Computer and information science have tended to define themselves in a rather engineering-based way–concentrating on creating and studying systems that perform particular specified tasks.
But there’s a whole different approach that’s much closer to natural science: to just investigate the computational universe of possible programs, and see what’s out there.
One might have thought that most programs that one would encounter this way would not do anything very interesting. But the discovery that launched what I’ve done for the past quarter century is that that’s not the case. Even remarkably simple programs–that one would quickly encounter in sampling programs from the computational universe–can show immensely rich and complex behavior.
There’s a whole new kind of science that can be done by studying those programs.
The idea that computation is something we can sample just like a vernal pool ecosystem or a statistical representation of demographics is fascinating, and I can’t see anything wrong with it on face. I must admit to being attracted to the idea of mapping concepts into spaces (eg “mind design space“, or the original concept of “phase space“), so I might be a bit biased, but if Wolfram is correct then Computer Science really is a naturalistic science in some ways, even more so than mathematics or logic.
Of course the idea that computation space can be sampled suggests that computation really is a property of the universe, which gets into the second main claim made in Steve Wartik’s article, that computing is more like philosophy; necessarily separate from the everyday world we inhabit. This is a way complicated topic, far too complicated for me to address with my limited knowledge of the field, but I’ll try to say a little about how I feel and delve deeper into it another time.
Although my grasp of computation theory is tenuous at best, here’s my understanding of the situation: in the late 1930’s, many mathematicians and logicians were scrambling in the wake of Gödel’s Incompleteness Theorems. While those still tie my head in knots, I understand that they did more than just destroyed once and for all the idea that mathematics (or any system) can be provably complete and consistent; they advanced our understanding of the limits of formal systems in general, and in doing so gave mathematicians more direction in their studies of such system. Around this time, Alonzo Church, Alan Turing, and two other mathematicians/logicians were working on systems to define functions and the methods of calculating them. Church’s was called lambda calculus, Turing’s the Turing machine, and a third developed by JB Rosser and Stephen Kleene was known as recursion functions. In 1939, Rosser claimed that the 3 systems were equivalent; all were different representations of the same underlying set of rules. This lead to the concept of a universal Turing machine, which would theoretically be able to run any calculation that any other programmable computer could run.

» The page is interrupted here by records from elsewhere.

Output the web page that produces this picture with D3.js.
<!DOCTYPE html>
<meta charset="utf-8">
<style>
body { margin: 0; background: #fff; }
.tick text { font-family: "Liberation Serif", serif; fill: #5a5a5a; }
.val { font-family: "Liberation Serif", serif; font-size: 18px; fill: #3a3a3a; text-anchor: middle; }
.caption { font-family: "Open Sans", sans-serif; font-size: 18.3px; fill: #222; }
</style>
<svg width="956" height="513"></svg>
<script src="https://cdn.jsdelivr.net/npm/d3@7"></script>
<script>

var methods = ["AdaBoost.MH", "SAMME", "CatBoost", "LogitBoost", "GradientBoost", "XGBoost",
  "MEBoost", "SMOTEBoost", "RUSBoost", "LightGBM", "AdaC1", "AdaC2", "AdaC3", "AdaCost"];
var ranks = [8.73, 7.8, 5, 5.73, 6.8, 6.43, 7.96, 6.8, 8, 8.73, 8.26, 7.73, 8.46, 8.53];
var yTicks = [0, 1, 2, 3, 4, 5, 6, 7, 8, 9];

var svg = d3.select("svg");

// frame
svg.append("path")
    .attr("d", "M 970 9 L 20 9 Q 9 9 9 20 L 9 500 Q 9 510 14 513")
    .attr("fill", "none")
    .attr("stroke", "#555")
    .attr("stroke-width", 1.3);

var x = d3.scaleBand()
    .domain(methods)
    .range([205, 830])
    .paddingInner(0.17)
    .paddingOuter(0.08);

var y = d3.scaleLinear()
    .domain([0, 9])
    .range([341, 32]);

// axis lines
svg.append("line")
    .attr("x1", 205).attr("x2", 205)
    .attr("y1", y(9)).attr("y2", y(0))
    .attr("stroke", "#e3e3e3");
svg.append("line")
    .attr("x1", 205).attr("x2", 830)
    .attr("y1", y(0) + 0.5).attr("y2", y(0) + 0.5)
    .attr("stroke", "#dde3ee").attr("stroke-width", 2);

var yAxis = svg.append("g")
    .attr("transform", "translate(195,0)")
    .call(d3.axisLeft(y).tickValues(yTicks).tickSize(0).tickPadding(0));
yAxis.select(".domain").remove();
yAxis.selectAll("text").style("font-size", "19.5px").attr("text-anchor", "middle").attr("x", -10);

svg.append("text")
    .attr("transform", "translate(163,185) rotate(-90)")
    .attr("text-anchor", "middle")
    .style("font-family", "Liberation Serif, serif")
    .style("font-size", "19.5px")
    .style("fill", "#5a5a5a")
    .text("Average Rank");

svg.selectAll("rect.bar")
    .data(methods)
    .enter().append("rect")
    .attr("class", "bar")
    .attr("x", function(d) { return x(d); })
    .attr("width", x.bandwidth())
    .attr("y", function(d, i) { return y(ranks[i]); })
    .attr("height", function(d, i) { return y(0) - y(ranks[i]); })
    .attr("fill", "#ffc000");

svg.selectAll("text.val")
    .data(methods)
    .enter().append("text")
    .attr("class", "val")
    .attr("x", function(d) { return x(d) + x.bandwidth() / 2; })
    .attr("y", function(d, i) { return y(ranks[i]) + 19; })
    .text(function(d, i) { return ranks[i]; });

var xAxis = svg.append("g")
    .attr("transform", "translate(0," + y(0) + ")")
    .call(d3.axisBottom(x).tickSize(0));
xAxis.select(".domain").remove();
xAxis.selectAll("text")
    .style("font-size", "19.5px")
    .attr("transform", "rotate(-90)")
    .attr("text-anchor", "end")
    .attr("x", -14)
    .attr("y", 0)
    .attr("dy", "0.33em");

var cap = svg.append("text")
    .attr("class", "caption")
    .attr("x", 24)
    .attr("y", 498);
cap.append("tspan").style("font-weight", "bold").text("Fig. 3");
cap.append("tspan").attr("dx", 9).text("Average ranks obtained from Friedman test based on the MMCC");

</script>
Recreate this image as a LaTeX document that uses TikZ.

This is the Thesis, that in some way all (turing-complete) computers are equivalent systems. This, again, points to computation being some deep and underlying property of the universe.
But where the whole line of inquiry gets really interesting is in the so called “strong” version of the Church-Turing thesis; that the universe itself is Turing computable. While this has not been formally proven, the fact that all known laws of physics have effects that are computable by approximation on a digital computer is evidence for it, and for the corresponding interpretation of physics as “digital“. This is a rich vein of interesting stuff I would like to explore further, but suffice to say if the strong version of the Church-Turing thesis were true, it would mean that the universe is a property of computation, instead of the other way around, and thus the study of computation is one of the most valid pursuits of the ultimate truth of reality. It could be simulated on the most powerful computer imaginable, on my laptop, or even on a billiard ball computer given enough time, memory, and energy, and it would make no difference. This gets into highly metaphysical territory very quickly, and lends some credence to Stephen Landsburg’s claims about the reality of mathematical objects. All of my explanations gloss over so much for the sake of some semblance of brevity, even without considering how little I know about the computation theory. But if the universe really is a giant computer, I think it’s safe to say that the study of the process behind that computer is as scientific a discipline as any.